Stored dataset items:
=-=-=-=-=

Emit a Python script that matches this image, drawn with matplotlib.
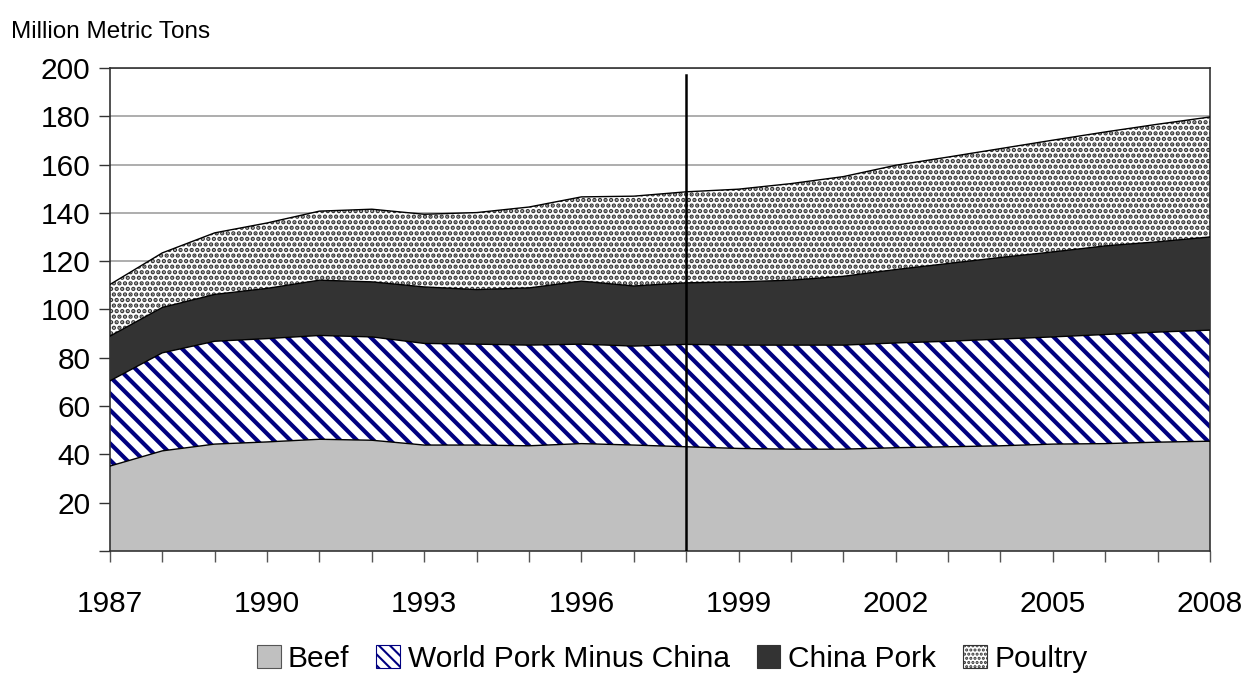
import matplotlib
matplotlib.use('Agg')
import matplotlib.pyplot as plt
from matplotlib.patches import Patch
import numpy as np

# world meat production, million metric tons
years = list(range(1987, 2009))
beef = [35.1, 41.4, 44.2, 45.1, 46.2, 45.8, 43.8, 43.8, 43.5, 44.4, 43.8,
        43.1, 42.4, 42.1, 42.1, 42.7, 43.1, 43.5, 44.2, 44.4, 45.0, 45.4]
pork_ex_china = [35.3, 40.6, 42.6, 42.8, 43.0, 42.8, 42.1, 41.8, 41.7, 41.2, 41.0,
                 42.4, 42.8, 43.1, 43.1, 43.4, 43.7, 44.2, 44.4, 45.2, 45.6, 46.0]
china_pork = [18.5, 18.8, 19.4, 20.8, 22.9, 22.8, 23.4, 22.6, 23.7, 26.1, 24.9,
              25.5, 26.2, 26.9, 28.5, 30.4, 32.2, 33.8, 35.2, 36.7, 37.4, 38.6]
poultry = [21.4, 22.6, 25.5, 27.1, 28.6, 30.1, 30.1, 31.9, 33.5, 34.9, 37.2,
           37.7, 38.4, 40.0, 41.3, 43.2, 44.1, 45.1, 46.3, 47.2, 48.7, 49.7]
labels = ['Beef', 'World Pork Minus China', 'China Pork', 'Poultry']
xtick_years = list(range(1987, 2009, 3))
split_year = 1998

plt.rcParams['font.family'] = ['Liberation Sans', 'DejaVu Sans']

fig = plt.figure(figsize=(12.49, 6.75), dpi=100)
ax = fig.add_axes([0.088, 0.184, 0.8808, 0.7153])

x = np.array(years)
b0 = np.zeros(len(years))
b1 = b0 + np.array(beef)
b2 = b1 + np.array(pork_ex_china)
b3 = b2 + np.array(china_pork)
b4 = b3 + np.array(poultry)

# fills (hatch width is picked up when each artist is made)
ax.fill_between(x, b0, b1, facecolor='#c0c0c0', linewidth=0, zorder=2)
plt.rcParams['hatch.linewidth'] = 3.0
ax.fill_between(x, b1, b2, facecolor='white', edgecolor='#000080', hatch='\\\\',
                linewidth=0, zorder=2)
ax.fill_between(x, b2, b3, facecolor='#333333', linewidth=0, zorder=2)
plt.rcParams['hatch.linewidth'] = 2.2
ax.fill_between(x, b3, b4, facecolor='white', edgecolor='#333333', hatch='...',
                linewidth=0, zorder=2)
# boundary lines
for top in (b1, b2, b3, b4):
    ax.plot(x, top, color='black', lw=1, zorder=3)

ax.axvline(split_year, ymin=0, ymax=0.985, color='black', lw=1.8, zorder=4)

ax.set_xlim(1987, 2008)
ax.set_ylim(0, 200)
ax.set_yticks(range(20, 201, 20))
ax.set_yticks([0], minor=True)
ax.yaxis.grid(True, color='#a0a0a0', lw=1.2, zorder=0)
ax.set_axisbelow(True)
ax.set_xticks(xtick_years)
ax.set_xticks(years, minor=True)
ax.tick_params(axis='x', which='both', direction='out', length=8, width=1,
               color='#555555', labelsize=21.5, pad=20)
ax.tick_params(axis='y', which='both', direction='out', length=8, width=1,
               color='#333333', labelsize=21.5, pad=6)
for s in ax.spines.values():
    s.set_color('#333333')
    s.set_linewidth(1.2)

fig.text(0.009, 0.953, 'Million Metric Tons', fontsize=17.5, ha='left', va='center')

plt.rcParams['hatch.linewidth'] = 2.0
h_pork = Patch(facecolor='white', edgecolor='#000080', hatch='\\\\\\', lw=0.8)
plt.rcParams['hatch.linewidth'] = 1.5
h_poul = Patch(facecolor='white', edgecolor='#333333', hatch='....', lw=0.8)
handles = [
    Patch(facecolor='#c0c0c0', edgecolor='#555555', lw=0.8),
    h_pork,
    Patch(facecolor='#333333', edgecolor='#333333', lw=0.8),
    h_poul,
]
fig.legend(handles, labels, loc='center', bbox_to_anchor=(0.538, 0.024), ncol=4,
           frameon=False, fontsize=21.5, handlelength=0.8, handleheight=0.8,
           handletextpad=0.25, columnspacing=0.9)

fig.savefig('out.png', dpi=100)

=-=-=-=-=

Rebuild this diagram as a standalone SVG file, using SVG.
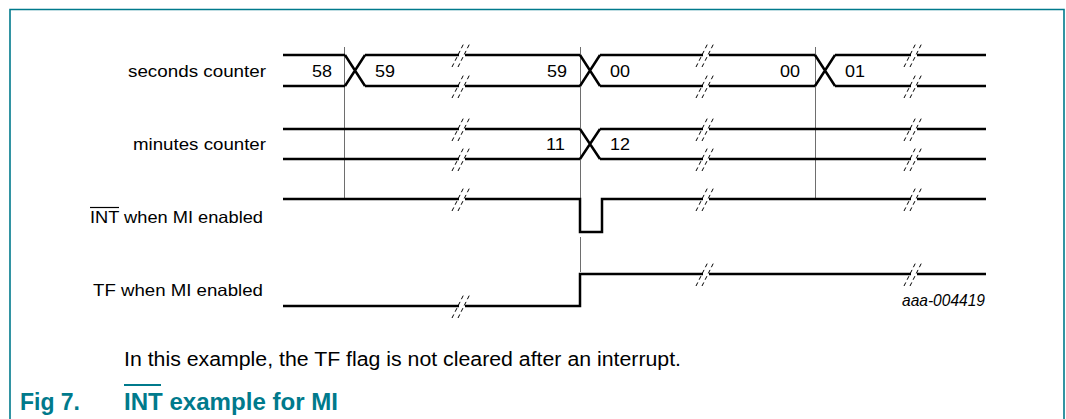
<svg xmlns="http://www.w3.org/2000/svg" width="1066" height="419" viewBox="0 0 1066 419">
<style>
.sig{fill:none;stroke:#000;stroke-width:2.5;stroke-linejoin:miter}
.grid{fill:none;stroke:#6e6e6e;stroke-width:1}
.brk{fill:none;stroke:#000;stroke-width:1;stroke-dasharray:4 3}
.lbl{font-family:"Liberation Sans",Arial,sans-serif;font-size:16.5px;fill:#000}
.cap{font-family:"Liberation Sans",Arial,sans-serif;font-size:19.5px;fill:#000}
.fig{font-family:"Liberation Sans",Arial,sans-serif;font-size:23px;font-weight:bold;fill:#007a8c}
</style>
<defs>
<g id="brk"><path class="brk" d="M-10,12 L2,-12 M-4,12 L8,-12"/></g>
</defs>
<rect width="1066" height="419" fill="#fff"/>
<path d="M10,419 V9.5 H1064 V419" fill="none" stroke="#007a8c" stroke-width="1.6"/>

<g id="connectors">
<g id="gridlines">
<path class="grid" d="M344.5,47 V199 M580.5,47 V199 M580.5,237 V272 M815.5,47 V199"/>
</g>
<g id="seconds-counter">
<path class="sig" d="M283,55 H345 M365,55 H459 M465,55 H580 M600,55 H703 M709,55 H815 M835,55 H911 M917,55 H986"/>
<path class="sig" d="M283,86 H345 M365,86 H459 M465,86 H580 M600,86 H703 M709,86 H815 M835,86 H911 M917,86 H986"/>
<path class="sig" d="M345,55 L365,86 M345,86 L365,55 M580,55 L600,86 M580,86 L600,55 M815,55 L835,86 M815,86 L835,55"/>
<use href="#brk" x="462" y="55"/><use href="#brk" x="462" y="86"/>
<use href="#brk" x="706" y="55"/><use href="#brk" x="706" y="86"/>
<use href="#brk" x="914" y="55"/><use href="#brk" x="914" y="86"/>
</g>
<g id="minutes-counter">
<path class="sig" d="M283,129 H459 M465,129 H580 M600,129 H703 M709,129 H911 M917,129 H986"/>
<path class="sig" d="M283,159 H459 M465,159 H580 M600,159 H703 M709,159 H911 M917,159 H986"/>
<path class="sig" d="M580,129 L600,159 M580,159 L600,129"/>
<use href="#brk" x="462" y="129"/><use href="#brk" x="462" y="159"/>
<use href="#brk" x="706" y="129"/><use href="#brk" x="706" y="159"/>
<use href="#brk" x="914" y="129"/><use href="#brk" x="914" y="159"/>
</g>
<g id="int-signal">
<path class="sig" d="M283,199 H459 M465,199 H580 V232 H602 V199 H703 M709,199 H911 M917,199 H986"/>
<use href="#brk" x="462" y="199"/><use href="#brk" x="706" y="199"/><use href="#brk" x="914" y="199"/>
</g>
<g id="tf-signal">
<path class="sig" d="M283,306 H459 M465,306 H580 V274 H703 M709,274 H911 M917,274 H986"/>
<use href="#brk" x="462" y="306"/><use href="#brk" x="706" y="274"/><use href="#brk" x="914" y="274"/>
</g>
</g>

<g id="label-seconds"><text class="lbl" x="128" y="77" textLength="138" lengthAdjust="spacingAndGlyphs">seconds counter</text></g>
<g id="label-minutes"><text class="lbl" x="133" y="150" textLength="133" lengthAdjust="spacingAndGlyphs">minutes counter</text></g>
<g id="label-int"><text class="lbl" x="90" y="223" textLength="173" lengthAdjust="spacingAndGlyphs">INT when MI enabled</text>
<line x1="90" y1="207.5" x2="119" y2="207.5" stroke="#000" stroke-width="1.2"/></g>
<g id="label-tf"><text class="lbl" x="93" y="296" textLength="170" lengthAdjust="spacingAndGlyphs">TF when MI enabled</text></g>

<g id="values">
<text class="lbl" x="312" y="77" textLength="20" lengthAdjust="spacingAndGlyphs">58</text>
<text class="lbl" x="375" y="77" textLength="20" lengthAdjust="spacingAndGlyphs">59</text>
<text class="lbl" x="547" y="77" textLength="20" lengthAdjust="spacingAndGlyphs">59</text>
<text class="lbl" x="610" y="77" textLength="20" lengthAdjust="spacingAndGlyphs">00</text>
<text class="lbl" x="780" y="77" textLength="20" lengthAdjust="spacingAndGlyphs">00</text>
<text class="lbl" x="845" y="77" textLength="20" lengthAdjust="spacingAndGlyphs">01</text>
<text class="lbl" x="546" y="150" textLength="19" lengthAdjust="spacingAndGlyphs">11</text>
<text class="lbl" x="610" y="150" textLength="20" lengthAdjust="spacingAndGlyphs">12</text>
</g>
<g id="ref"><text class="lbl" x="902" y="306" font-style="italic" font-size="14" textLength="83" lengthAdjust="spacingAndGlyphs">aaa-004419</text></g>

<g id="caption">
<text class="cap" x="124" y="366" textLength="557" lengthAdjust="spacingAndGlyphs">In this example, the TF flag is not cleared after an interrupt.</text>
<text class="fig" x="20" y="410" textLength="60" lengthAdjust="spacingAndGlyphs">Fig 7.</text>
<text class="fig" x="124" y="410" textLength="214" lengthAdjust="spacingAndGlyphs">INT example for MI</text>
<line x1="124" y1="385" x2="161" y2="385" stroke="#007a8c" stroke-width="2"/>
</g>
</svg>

=-=-=-=-=

▸ Task statement:
Within the entries above, give again exactly the lines starting at the one that contains "Emit a Python" and ending at the one that contains "split_year = 1998", leaving out the pictures.

▸ Output:
Emit a Python script that matches this image, drawn with matplotlib.
import matplotlib
matplotlib.use('Agg')
import matplotlib.pyplot as plt
from matplotlib.patches import Patch
import numpy as np

# world meat production, million metric tons
years = list(range(1987, 2009))
beef = [35.1, 41.4, 44.2, 45.1, 46.2, 45.8, 43.8, 43.8, 43.5, 44.4, 43.8,
        43.1, 42.4, 42.1, 42.1, 42.7, 43.1, 43.5, 44.2, 44.4, 45.0, 45.4]
pork_ex_china = [35.3, 40.6, 42.6, 42.8, 43.0, 42.8, 42.1, 41.8, 41.7, 41.2, 41.0,
                 42.4, 42.8, 43.1, 43.1, 43.4, 43.7, 44.2, 44.4, 45.2, 45.6, 46.0]
china_pork = [18.5, 18.8, 19.4, 20.8, 22.9, 22.8, 23.4, 22.6, 23.7, 26.1, 24.9,
              25.5, 26.2, 26.9, 28.5, 30.4, 32.2, 33.8, 35.2, 36.7, 37.4, 38.6]
poultry = [21.4, 22.6, 25.5, 27.1, 28.6, 30.1, 30.1, 31.9, 33.5, 34.9, 37.2,
           37.7, 38.4, 40.0, 41.3, 43.2, 44.1, 45.1, 46.3, 47.2, 48.7, 49.7]
labels = ['Beef', 'World Pork Minus China', 'China Pork', 'Poultry']
xtick_years = list(range(1987, 2009, 3))
split_year = 1998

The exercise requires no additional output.